How can we be commanded to love? We return to this after listening for God’s word in a hearing of a passage from the Gospel according to St John.
Word: The Testimony of Scripture
(Hearing: John 15:1-17)
Word: Proclamation
“This is my commandment, that you love one another”.
Clearly, the love at stake here is not the love we feel. It is not that kind of love that is our natural resonance with another person. Affectionate love, of course, is central to our being. Romance, family, friendship – these “felt” loves are as essential to us as they are inevitable.
But Jesus claims there is a love which is not natural, which is not innate, which is not an expression merely of what we feel or want. That claim must, therefore, come as a commandment, as something which contradicts what we think is normal or natural.
Yet, there’s a world of difference between what we are commanded not to do and what we are commanded to do. “Do not kill”, “Do not commit adultery” and “Do not lie” require that we recognise the other without requiring any recognition of our connection to that other. A “Do not” commandment is how we keep our distance, and an investment towards not being mistreated in return. “Do not” is generic: Do not kill means do not kill anyone.
But the command to love is not generic; it is specific. “Do not”. If we are not to lie to anyone, we are to love some particular one. The command is not to love “everyone” or “humanity” but some particular person, in front of you. “Love one another”, Jesus says. This is direct and personal: love that one there.
If this were easy, it wouldn’t be commanded. And sometimes we just can’t do it, even when everything began so well. There’s nothing to be said for getting judgmental here. And the imperative to love can be manipulated to force people to stay unwillingly in life-threatening relationships, which is also misses the point. Such ruptures of what was love show just how hard love is, and how the command to love understands our faltering capacities for love.
Perhaps all this is obvious, or at least familiar. But the question is, can such a commandment be heard today? What is a call to love in the midst of assassinations, inflammatory presidential blustering and gleeful anticipations of death penalties? What is the command to love while occupations continue and racism flaunts on our streets? We cannot help but be sceptical here. Can love really be a serious political option?
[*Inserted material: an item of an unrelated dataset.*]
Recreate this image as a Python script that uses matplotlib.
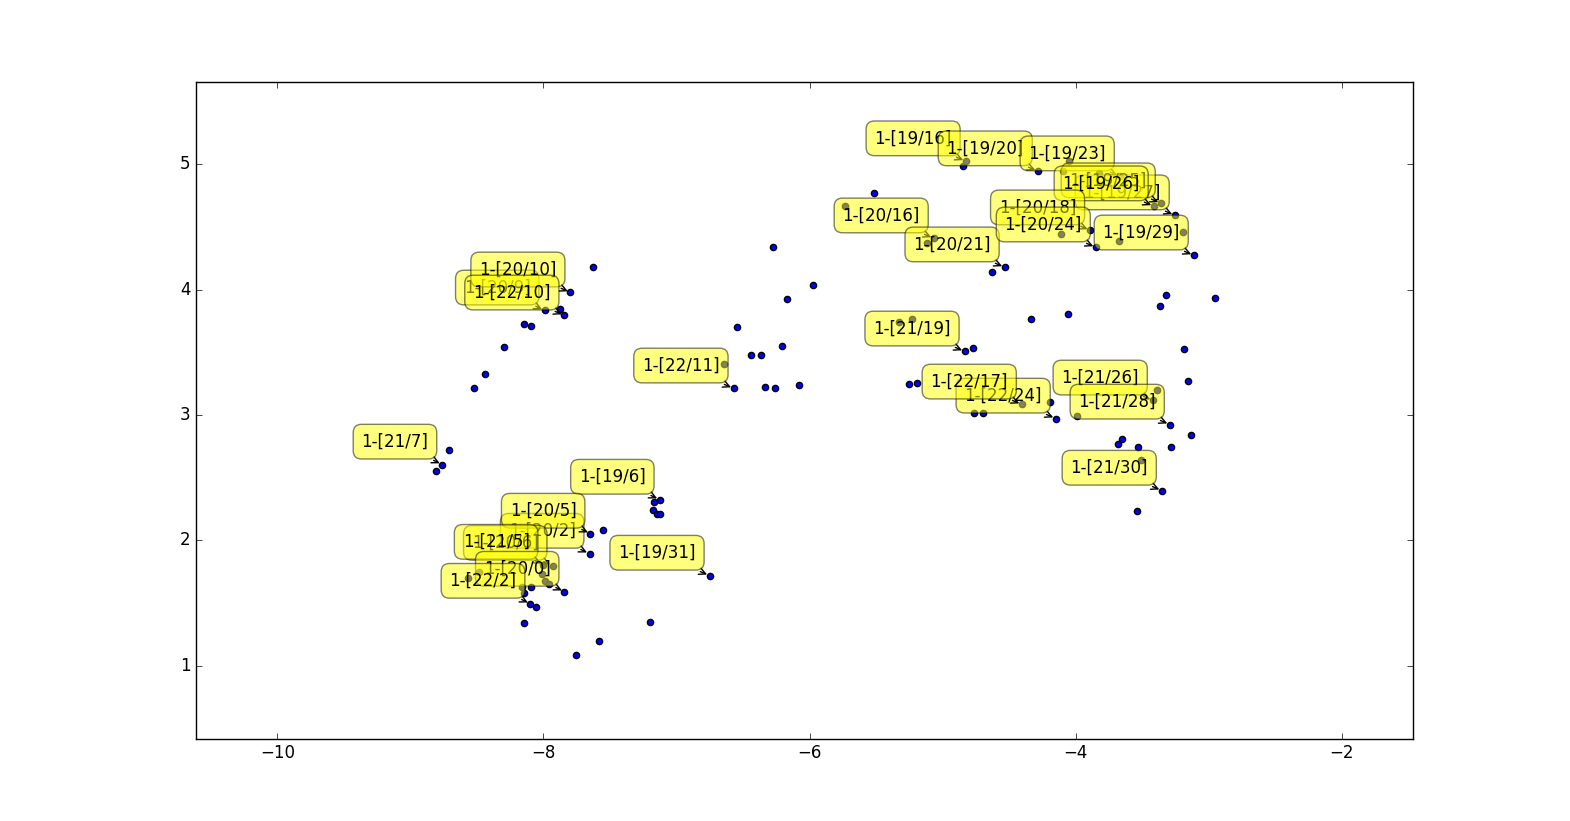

It can, but only if the work of politics is reconceived. Politics, particularly in its law-making and -enforcing mode, finds it easy to say what love doesn’t look like. This is what the “Do not” commandments are for, and a developed society like ours has thousands of them.
The politics of love would be entirely different. “Do not” is open-and-shut easy: he did it, or he didn’t.
But the work of love is hard to pin down, harder to identify. It is gift and invitation and response. And we don’t really know when it is done. Or how long it lasts. And so the command to love continues to be stated. “Do not steal” speaks to the opportune moment. “Love one another” speaks to the next moment, and the next, and the next.
We know when we’ve got the “Do not” right or wrong. But love both succeeds and fails at the same time. Even if it’s rebuffed, love has been right. And when it’s received as right, there is yet more love to be done.
The “Do not” commands are about quantities that can be counted – what has or hasn’t been done. The command to love is a quality, a value, a means of being present. “Do not” commands keep us safe for a while – if we have enough of them – like a heavy lid on a pot threatening to boil over. The command to love turns down the heat.
And is this not what we need – a turning down of the heat?
And do we not have a part to play in this?
And so, stop counting the rights and the wrongs, and hear the command: love one another.
Love one another. In the home. At the workplace. On the roads. In the shopping centre. In the Parliament. In the Church and the Mosque and the Synagogue. In the council meeting. In the university. On the tram. In the café. In the library. At the concert. In the park. In the queue. Even at the football.
Love. One. Another.
There is no other way out of all this.